E’ il fallimento della saldatura, sognata da Cavour, di integrazione reciproca, di inclusione bilaterale, sociale, civile, economica e spirituale a decidere la sofferenza e la estraneità meridionale, a segnare l’emarginazione dal mercato europeo e ad  alimentare una sorta di inimicizia, di repulsione, nelle relazioni interumane con i migranti dal Mezzogiorno. Anche nelle strutture pastorali e di servizio degli episcopati meridionali, per la spoliazione e la chiusura di istituti e di conventi, si svigorì l’opera di sostegno e di formazione e una parte del clero si chiuse nel rimpianto del potere perduto.
Gisondi, nei tanti percorsi della sua ricerca, apre una questione di grande rilievo quasi sempre omessa o oscurata dalla storiografia: nel divenire civile e politico è la presenza politica della “Massoneria”, con la capacità di penetrazione nel sistema di potere, con la insidia di una ideologia ambigua e pervasiva, con strategie differenziate dopo il 1908, di lotta contro il mondo cattolico o di infiltrazione in esso a seconda delle “logge” di appartenenza. Deve essere proseguita l’analisi delle dinamiche di potere che vengono dai vertici della Monarchia sabauda e si irradiano suii governi, le gerarchie militari, sulle rappresentanze parlamentari, nella costellazione delle famiglie dei possidenti e delle professioni emergenti. Il mondo politico sta dentro la globalità e la complessità della vicenda umana e si esprime in rapporto alle tendenze culturali, sociali e ideologiche, alle mentalità e sensibilità dei gruppi sociali, alla loro consistenza, ai saperi, ai poteri e agli averi della loro dotazione mentale, culturale e patrimoniale. E le tensioni dialettiche che si accendono nella comunicazione pubblica – la stampa e poi la radio e infine la televisione – per la raccolta e la gestione del consenso, si polarizzano, almeno fino agli anni sessanta del ‘900, sul terreno favorevole o critico nei confronti della concezione etico-religiosa del Cristianesimo vissuta nella prassi politica. Nella realtà del Sannio, la rappresentazione del confronto tra le due linee, quella liberal-massonica e quella popolare-cattolica, evidenti sia prima che dopo il fascismo, interpretate nei due tempi  dalla competizione di due opposte leadership di Raffaele De Caro e di Bosco Lucarelli, danno la misura di un confronto ormai decisivo. Infatti, nell’approfondire le ragioni e nel cogliere le radici di questo confronto-scontro nel Sannio, si riesce a individuare l’essenza politica e religiosa di una sfida mondiale, che oggi è la “resa dei conti” finale nella storia della Civiltà umana.

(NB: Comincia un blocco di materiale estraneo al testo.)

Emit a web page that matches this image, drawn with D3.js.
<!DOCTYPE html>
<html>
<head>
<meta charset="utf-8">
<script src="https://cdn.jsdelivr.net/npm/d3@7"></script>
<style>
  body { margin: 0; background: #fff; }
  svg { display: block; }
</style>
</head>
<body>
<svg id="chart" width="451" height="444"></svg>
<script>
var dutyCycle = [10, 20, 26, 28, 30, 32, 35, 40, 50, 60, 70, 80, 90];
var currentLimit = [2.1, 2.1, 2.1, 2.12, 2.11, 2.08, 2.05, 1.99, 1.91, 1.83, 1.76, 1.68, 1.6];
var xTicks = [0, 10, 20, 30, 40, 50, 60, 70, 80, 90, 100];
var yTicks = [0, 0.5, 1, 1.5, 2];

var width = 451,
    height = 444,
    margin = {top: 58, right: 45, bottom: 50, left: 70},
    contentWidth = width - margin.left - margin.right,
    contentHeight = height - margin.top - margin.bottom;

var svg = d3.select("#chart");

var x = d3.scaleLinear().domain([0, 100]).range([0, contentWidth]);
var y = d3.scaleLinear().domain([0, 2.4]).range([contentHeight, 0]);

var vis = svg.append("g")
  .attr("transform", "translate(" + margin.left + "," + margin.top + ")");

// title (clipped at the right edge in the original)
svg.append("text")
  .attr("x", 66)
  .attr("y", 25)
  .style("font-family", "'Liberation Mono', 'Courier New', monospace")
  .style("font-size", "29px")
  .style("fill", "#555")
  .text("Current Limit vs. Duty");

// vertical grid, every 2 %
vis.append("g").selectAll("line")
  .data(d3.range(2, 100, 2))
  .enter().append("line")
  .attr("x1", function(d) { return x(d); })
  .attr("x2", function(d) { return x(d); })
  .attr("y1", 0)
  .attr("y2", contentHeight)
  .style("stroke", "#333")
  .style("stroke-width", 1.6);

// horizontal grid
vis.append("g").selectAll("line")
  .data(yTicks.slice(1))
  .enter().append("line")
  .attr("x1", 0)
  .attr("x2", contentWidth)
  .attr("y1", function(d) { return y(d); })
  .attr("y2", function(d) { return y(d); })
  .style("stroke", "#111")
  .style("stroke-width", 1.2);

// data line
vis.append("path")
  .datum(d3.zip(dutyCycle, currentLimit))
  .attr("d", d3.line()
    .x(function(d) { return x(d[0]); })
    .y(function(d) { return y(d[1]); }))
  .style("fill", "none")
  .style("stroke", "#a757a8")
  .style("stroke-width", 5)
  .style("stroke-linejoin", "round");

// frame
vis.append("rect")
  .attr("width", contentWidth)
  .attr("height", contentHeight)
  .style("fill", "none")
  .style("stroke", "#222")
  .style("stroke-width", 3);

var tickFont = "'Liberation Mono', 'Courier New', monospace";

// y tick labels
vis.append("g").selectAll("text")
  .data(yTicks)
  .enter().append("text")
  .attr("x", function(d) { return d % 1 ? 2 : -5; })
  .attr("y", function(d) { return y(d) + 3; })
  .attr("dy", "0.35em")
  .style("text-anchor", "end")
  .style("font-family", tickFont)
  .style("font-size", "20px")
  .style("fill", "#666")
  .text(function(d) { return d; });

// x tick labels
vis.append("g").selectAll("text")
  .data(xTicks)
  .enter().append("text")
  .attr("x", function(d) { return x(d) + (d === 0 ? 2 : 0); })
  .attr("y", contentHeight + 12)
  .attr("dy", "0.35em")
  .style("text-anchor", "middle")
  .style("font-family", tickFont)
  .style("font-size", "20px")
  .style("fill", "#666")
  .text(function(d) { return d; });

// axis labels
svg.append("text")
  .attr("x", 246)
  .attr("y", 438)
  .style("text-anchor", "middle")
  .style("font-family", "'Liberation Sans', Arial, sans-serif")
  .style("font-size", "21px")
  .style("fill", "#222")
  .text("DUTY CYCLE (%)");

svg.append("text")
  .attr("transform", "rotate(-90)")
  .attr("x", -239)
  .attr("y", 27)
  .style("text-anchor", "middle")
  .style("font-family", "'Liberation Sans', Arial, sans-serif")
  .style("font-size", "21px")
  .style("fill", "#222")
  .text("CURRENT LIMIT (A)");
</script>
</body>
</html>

Nell’Ottocento è evidente la carica strategica della Massoneria sia nei movimenti rivoluzionari, sia nella direzione strategica della politica della Monarchia sabauda, sia nelle spinte ideologiche e culturali di un pensiero duramente anticlericale e profondamente anticattolico. Alla fine del secolo con la “Rerum novarum” di Leone XIII e con Don Sturzo si apre la stagione del popolarismo politico dei cattolici, interrotta dalla prima guerra mondiale e quindi dal fascismo, e che si concluderà tragicamente e torbidamente con l’uccisione di Aldo Moro, con la dissipazione  e la dispersione della rappresentanza di ispirazione cattolica, presente nella Democrazia Cristiana.

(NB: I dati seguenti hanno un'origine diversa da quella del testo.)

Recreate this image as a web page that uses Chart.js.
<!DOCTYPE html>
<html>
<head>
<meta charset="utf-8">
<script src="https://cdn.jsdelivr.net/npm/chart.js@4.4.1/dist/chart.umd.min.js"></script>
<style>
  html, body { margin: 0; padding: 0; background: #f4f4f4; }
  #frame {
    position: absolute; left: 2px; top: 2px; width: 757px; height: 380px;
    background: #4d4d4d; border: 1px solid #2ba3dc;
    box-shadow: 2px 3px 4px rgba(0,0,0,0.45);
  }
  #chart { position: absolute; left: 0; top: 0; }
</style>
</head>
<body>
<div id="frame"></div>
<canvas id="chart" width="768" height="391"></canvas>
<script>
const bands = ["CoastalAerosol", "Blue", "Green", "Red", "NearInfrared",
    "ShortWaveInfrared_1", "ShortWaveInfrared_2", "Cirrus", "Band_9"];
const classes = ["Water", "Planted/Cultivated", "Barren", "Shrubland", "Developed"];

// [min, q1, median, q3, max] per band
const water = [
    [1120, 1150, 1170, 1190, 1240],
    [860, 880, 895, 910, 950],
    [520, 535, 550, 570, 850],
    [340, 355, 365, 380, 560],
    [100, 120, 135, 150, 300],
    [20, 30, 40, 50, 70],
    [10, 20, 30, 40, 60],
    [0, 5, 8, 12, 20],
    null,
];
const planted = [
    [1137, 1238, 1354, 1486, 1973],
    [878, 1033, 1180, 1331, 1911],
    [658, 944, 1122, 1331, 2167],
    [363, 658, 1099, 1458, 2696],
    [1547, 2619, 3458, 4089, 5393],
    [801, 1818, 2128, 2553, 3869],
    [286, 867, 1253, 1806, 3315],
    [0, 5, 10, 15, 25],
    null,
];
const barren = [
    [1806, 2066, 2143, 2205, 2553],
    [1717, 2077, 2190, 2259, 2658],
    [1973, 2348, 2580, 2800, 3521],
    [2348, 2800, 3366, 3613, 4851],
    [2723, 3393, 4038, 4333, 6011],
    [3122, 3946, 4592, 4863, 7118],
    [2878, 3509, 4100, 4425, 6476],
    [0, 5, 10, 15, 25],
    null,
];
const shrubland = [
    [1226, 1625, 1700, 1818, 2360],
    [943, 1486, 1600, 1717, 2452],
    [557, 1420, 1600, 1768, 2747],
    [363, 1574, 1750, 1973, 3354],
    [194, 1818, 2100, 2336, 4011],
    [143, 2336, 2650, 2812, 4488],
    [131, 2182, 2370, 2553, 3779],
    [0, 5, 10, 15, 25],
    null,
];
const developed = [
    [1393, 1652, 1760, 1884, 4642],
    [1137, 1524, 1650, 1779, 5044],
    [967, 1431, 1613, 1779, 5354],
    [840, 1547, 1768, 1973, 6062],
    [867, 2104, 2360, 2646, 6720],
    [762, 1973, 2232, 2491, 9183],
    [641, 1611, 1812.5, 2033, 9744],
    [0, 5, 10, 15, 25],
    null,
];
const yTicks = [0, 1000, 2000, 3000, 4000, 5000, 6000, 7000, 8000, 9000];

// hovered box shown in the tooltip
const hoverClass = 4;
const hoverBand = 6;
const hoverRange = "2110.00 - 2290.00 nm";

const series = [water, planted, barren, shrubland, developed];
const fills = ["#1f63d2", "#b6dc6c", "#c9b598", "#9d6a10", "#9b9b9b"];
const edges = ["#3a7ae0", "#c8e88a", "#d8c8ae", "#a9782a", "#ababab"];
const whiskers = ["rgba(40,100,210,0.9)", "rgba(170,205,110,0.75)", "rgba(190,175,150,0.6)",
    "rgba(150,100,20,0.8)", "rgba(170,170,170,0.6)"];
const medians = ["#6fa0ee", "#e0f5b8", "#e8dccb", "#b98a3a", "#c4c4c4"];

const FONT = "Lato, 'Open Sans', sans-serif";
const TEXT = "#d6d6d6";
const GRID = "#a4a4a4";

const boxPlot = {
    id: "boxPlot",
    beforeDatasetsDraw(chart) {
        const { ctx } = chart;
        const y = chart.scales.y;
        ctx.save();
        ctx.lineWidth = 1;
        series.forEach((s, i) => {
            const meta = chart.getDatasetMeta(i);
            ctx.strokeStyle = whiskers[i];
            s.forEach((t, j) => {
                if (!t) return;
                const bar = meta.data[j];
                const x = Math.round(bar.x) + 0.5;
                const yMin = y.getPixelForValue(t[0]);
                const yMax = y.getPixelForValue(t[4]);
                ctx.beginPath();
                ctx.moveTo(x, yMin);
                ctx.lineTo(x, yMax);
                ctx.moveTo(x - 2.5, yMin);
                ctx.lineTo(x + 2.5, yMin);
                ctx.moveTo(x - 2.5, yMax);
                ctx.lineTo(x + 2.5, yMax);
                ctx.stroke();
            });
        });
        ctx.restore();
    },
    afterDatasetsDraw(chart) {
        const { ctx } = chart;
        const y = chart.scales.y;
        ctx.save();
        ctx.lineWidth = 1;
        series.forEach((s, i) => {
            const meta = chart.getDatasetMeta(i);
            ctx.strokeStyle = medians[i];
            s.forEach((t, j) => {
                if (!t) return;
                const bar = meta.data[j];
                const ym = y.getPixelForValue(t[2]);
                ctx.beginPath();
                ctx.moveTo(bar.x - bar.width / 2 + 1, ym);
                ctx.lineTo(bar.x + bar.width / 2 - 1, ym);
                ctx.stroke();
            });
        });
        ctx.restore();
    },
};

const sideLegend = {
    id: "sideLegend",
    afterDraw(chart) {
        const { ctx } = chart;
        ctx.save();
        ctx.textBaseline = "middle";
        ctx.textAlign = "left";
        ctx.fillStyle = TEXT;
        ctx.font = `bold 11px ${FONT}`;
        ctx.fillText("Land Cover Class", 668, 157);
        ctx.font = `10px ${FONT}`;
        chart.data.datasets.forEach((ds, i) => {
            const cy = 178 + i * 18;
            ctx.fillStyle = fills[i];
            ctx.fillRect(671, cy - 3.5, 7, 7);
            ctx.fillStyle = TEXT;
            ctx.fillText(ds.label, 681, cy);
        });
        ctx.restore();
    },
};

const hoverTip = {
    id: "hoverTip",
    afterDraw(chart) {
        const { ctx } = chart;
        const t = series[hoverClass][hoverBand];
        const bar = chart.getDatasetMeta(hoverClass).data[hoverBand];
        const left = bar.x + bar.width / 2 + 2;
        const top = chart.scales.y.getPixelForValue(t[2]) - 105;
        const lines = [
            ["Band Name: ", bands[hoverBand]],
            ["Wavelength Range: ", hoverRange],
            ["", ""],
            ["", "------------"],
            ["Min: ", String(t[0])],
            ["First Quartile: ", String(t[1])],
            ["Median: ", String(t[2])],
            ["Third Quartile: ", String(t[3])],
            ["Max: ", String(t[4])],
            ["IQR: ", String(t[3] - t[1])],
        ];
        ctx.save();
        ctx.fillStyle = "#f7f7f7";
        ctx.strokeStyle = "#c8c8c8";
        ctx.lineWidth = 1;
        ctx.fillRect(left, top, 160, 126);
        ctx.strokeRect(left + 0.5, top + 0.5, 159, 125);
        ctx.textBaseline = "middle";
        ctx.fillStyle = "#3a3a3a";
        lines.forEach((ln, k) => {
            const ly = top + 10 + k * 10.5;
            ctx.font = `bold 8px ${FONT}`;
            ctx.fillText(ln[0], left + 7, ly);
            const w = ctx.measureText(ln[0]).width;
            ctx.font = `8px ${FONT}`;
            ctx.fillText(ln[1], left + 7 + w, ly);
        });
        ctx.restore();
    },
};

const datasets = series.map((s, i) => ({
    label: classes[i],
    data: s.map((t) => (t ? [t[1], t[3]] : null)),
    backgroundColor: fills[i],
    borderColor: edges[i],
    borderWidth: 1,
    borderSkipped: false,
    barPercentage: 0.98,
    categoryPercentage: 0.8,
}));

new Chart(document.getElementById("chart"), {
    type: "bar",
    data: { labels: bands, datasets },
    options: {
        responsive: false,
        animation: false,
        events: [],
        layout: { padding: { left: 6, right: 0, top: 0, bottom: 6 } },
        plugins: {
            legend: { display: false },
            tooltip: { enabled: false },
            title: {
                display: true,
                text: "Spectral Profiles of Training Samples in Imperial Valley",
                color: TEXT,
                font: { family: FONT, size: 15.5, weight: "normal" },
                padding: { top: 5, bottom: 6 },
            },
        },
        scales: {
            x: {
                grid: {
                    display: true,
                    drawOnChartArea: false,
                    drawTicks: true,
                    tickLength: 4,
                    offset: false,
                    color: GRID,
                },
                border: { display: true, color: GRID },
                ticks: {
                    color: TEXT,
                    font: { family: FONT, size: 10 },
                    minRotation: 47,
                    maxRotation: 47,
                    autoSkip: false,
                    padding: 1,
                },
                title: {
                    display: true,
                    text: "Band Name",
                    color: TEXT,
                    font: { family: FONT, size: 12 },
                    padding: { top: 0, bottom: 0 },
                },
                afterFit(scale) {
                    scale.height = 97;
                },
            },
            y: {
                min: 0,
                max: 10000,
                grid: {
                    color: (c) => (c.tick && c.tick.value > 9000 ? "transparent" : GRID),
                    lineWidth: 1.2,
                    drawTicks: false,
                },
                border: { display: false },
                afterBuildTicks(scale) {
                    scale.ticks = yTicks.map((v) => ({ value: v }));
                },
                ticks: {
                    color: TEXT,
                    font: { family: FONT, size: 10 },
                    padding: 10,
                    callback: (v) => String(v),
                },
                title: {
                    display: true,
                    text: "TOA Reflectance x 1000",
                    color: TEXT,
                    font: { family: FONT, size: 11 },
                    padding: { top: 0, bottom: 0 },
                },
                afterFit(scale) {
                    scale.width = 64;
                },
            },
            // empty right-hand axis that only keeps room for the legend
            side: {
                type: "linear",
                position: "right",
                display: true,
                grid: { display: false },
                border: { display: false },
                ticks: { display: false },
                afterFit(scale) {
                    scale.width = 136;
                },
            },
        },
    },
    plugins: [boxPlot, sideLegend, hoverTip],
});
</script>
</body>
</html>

La narrazione storico-politica di Antonio Gisondi ci invita a un ripensamento della identità sannitica, romanizzata e cristianizzata dentro la crisi dell’intera Civiltà occidentale, della sua fondazione nella Verità, nella Libertà, nell’Amore. 
Credo e spero, che il nostro Autore assuma il compito e la responsabilità di completare l’indagine, così corposamente avviata, in un quadro storiografico che gli consenta di muoversi nell’integralità di tutto l’orizzonte umano-divino della vita con l’intelligenza dell’Amore, perché “la scienza storico-materialistica del divenire sociale”, da sola, non consente di gettare lo sguardo nelle profondità del pensiero e del cuore degli uomini, anzi ci espone al dominio dell’egoismo, della menzogna, della paura. 

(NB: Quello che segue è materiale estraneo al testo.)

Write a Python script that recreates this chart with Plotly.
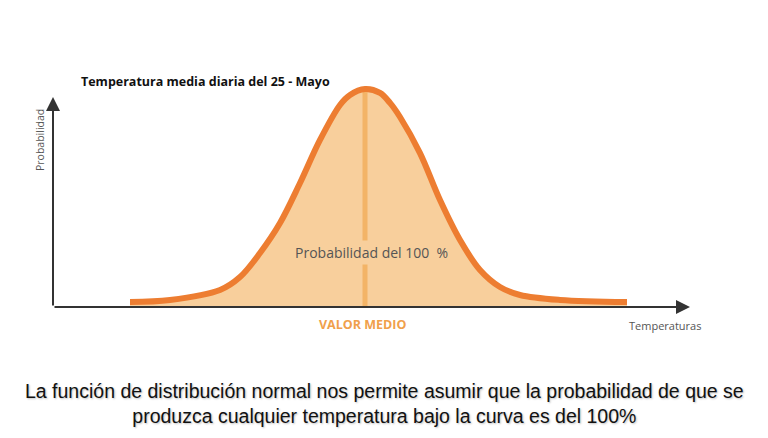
import plotly.graph_objects as go

# Curve (temperature units, relative probability)
temperaturas = [8.25, 10.25, 12.75, 13.75, 14.75, 15.75, 16.75, 17.75, 18.75, 19.25,
                20.0, 20.75, 21.25, 21.75, 22.75, 23.75, 24.75, 25.75, 26.75, 27.75,
                29.75, 33.1]
probabilidad = [0.022, 0.031, 0.075, 0.132, 0.238, 0.370, 0.546, 0.736, 0.890, 0.934,
                0.960, 0.943, 0.899, 0.837, 0.678, 0.471, 0.295, 0.163, 0.088, 0.053,
                0.031, 0.022]
valor_medio = 20.0
pico = 0.955

titulo = "Temperatura media diaria del 25 - Mayo"
texto_area = "Probabilidad del 100  %"
texto_medio = "VALOR MEDIO"
eje_x = "Temperaturas"
eje_y = "Probabilidad"
pie = ("La función de distribución normal nos permite asumir que la probabilidad de que se<br>"
       "produzca cualquier temperatura bajo la curva es del 100%")

ORANGE = "#ED7D31"
FILL = "#F8CF9C"
MEAN = "#F3B467"
AXIS = "#333333"

L, R, T, B = 53, 78, 80, 131
W, H = 768, 438
PW, PH = W - L - R, H - T - B


def px(xp, yp):
    return (xp - L) / PW, (H - B - yp) / PH


fig = go.Figure()
fig.add_trace(go.Scatter(x=temperaturas, y=probabilidad, mode="lines",
                         line=dict(color="rgba(0,0,0,0)", width=0, shape="spline"),
                         fill="tozeroy", fillcolor=FILL, hoverinfo="skip"))
fig.add_trace(go.Scatter(x=[valor_medio, valor_medio], y=[0, pico], mode="lines",
                         line=dict(color=MEAN, width=5), hoverinfo="skip"))
fig.add_trace(go.Scatter(x=temperaturas, y=probabilidad, mode="lines",
                         line=dict(color=ORANGE, width=6, shape="spline"),
                         hoverinfo="skip"))

annotations = []
# y axis arrow
x0, y0 = px(53, 97)
annotations.append(dict(x=x0, y=y0, xref="paper", yref="paper", ax=0, ay=210,
                        axref="pixel", ayref="pixel", text="", showarrow=True,
                        arrowhead=2, arrowsize=1.4, arrowwidth=2, arrowcolor=AXIS))
# x axis arrow
x0, y0 = px(690, 307)
annotations.append(dict(x=x0, y=y0, xref="paper", yref="paper", ax=-637, ay=0,
                        axref="pixel", ayref="pixel", text="", showarrow=True,
                        arrowhead=2, arrowsize=1.4, arrowwidth=2, arrowcolor=AXIS))


def label(text, xp, yp, size, color, family="Open Sans, sans-serif", **kw):
    x0, y0 = px(xp, yp)
    d = dict(x=x0, y=y0, xref="paper", yref="paper", text=text, showarrow=False,
             xanchor=kw.pop("xanchor", "center"), yanchor="middle",
             font=dict(family=family, size=size, color=color, **kw.pop("font", {})))
    d.update(kw)
    annotations.append(d)


label(texto_area, 372, 252, 14, "#555555", bgcolor=FILL, borderpad=2)
label(texto_medio, 362, 324, 12.5, "#F0A04B", font=dict(weight="bold"))
label(eje_x, 665, 325, 11, "#555555")
label(eje_y, 40, 140, 10.5, "#555555", textangle=-90)
label(titulo, 79, 82, 12.5, "#111111", xanchor="left",
      family="Open Sans, sans-serif", font=dict(weight="bold"))
label(pie, 384, 403, 19.5, "#111111", family="Liberation Sans, Arial, sans-serif",
      font=dict(shadow="1px 1px 2px rgba(0,0,0,0.25)"))

fig.update_layout(
    width=W, height=H,
    margin=dict(l=L, r=R, t=T, b=B),
    paper_bgcolor="white", plot_bgcolor="white",
    showlegend=False,
    xaxis=dict(visible=False, range=[4.4, 36.25]),
    yaxis=dict(visible=False, range=[0, 1.0]),
    annotations=annotations,
)

fig.write_html("out.html", config={"displayModeBar": False})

Emanuele Kant prendeva in considerazione, all’indomani della Rivoluzione francese del 1789, ce lo ricorda Benedetto XVI nella “Spe salvi”, la possibilità che si verifichi la “fine perversa di tutte le cose”. La storiografia del “trionfalismo antropologico” su cui fondare  “il Regno della ragione e della libertà senza Dio” non ci salva.